**Dataset section**.
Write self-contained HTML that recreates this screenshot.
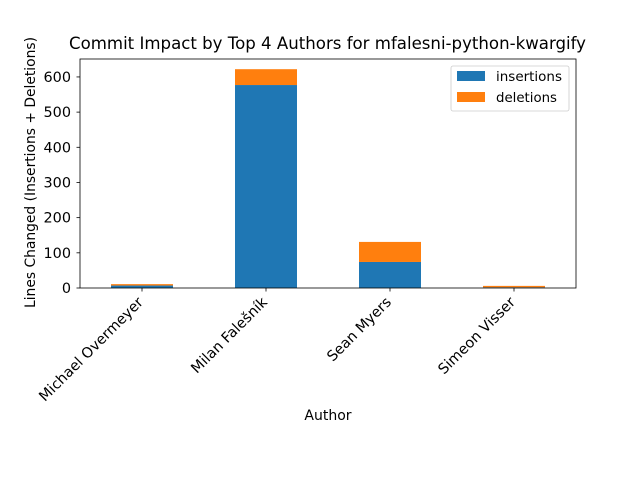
<!DOCTYPE html>
<html><head><meta charset="utf-8"><style>body{margin:0;background:#fff}svg{font-family:"DejaVu Sans","Liberation Sans",sans-serif}</style></head>
<body>
<svg id="c" width="640" height="480"></svg>
<script>
const authors=["Michael Overmeyer","Milan Falešník","Sean Myers","Simeon Visser"];
const insertions=[7,577,74,2];
const deletions=[4,45,57,4];
const yTicks=[0,100,200,300,400,500,600];
const NS="http://www.w3.org/2000/svg";
const svg=document.getElementById("c");
const L=80,R=576,T=59,B=288,yMax=651;
const y=v=>B-(v/yMax)*(B-T);
const band=(R-L)/authors.length;
const xc=i=>L+band*(i+0.5);
function mk(t,a,txt){const e=document.createElementNS(NS,t);for(const k in a)e.setAttribute(k,a[k]);if(txt!==undefined)e.textContent=txt;svg.appendChild(e);return e;}
authors.forEach((a,i)=>{
  const w=band*0.5;
  const b1=mk("rect",{x:xc(i)-w/2,y:y(insertions[i]),width:w,height:B-y(insertions[i]),fill:"#1f77b4"});
  
  
  const tot=insertions[i]+deletions[i];
  const b2=mk("rect",{x:xc(i)-w/2,y:y(tot),width:w,height:y(insertions[i])-y(tot),fill:"#ff7f0e"});
  
  
  mk("line",{x1:xc(i),x2:xc(i),y1:B,y2:B+3.5,stroke:"#000","stroke-width":0.8});
  const tx=xc(i)+2,ty=B+15;
  const t=mk("text",{x:tx,y:ty,"font-size":14.4,"text-anchor":"end",transform:`rotate(-45 ${tx} ${ty})`},a);
  
  
});
yTicks.forEach(v=>{
  mk("line",{x1:L-3.5,x2:L,y1:y(v),y2:y(v),stroke:"#000","stroke-width":0.8});
  const t=mk("text",{x:L-9,y:y(v)+5,"font-size":14.4,"text-anchor":"end"},v);
  
  
});
mk("rect",{x:L,y:T,width:R-L,height:B-T,fill:"none",stroke:"#000","stroke-width":0.8});
</script>
<svg width="640" height="480" style="position:absolute;left:0;top:0">
<text x="69" y="49" font-size="16.5" textLength="517" lengthAdjust="spacingAndGlyphs" font-family="DejaVu Sans, sans-serif">Commit Impact by Top 4 Authors for mfalesni-python-kwargify</text>
<text x="328" y="420" font-size="14" text-anchor="middle" font-family="DejaVu Sans, sans-serif">Author</text>
<text x="35" y="308" font-size="14.4" textLength="271" lengthAdjust="spacingAndGlyphs" transform="rotate(-90 35 308)" font-family="DejaVu Sans, sans-serif">Lines Changed (Insertions + Deletions)</text>
<g>
<rect x="451" y="66" width="118" height="45" rx="2" fill="#fff" stroke="#ccc" stroke-width="0.8"/>
<rect x="457" y="71" width="28" height="10" fill="#1f77b4"/>
<text x="496" y="81" font-size="13.5" textLength="66" lengthAdjust="spacingAndGlyphs" font-family="DejaVu Sans, sans-serif">insertions</text>
<rect x="457" y="92" width="28" height="10" fill="#ff7f0e"/>
<text x="496" y="102" font-size="13.5" textLength="61" lengthAdjust="spacingAndGlyphs" font-family="DejaVu Sans, sans-serif">deletions</text>
</g>
</svg>
</body></html>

**The problem**. Each line of the data is to be duplicated exactly; pictures stay out of the copy.

**Result of the exercise**.
Write self-contained HTML that recreates this screenshot.
<!DOCTYPE html>
<html><head><meta charset="utf-8"><style>body{margin:0;background:#fff}svg{font-family:"DejaVu Sans","Liberation Sans",sans-serif}</style></head>
<body>
<svg id="c" width="640" height="480"></svg>
<script>
const authors=["Michael Overmeyer","Milan Falešník","Sean Myers","Simeon Visser"];
const insertions=[7,577,74,2];
const deletions=[4,45,57,4];
const yTicks=[0,100,200,300,400,500,600];
const NS="http://www.w3.org/2000/svg";
const svg=document.getElementById("c");
const L=80,R=576,T=59,B=288,yMax=651;
const y=v=>B-(v/yMax)*(B-T);
const band=(R-L)/authors.length;
const xc=i=>L+band*(i+0.5);
function mk(t,a,txt){const e=document.createElementNS(NS,t);for(const k in a)e.setAttribute(k,a[k]);if(txt!==undefined)e.textContent=txt;svg.appendChild(e);return e;}
authors.forEach((a,i)=>{
  const w=band*0.5;
  const b1=mk("rect",{x:xc(i)-w/2,y:y(insertions[i]),width:w,height:B-y(insertions[i]),fill:"#1f77b4"});
  
  
  const tot=insertions[i]+deletions[i];
  const b2=mk("rect",{x:xc(i)-w/2,y:y(tot),width:w,height:y(insertions[i])-y(tot),fill:"#ff7f0e"});
  
  
  mk("line",{x1:xc(i),x2:xc(i),y1:B,y2:B+3.5,stroke:"#000","stroke-width":0.8});
  const tx=xc(i)+2,ty=B+15;
  const t=mk("text",{x:tx,y:ty,"font-size":14.4,"text-anchor":"end",transform:`rotate(-45 ${tx} ${ty})`},a);
  
  
});
yTicks.forEach(v=>{
  mk("line",{x1:L-3.5,x2:L,y1:y(v),y2:y(v),stroke:"#000","stroke-width":0.8});
  const t=mk("text",{x:L-9,y:y(v)+5,"font-size":14.4,"text-anchor":"end"},v);
  
  
});
mk("rect",{x:L,y:T,width:R-L,height:B-T,fill:"none",stroke:"#000","stroke-width":0.8});
</script>
<svg width="640" height="480" style="position:absolute;left:0;top:0">
<text x="69" y="49" font-size="16.5" textLength="517" lengthAdjust="spacingAndGlyphs" font-family="DejaVu Sans, sans-serif">Commit Impact by Top 4 Authors for mfalesni-python-kwargify</text>
<text x="328" y="420" font-size="14" text-anchor="middle" font-family="DejaVu Sans, sans-serif">Author</text>
<text x="35" y="308" font-size="14.4" textLength="271" lengthAdjust="spacingAndGlyphs" transform="rotate(-90 35 308)" font-family="DejaVu Sans, sans-serif">Lines Changed (Insertions + Deletions)</text>
<g>
<rect x="451" y="66" width="118" height="45" rx="2" fill="#fff" stroke="#ccc" stroke-width="0.8"/>
<rect x="457" y="71" width="28" height="10" fill="#1f77b4"/>
<text x="496" y="81" font-size="13.5" textLength="66" lengthAdjust="spacingAndGlyphs" font-family="DejaVu Sans, sans-serif">insertions</text>
<rect x="457" y="92" width="28" height="10" fill="#ff7f0e"/>
<text x="496" y="102" font-size="13.5" textLength="61" lengthAdjust="spacingAndGlyphs" font-family="DejaVu Sans, sans-serif">deletions</text>
</g>
</svg>
</body></html>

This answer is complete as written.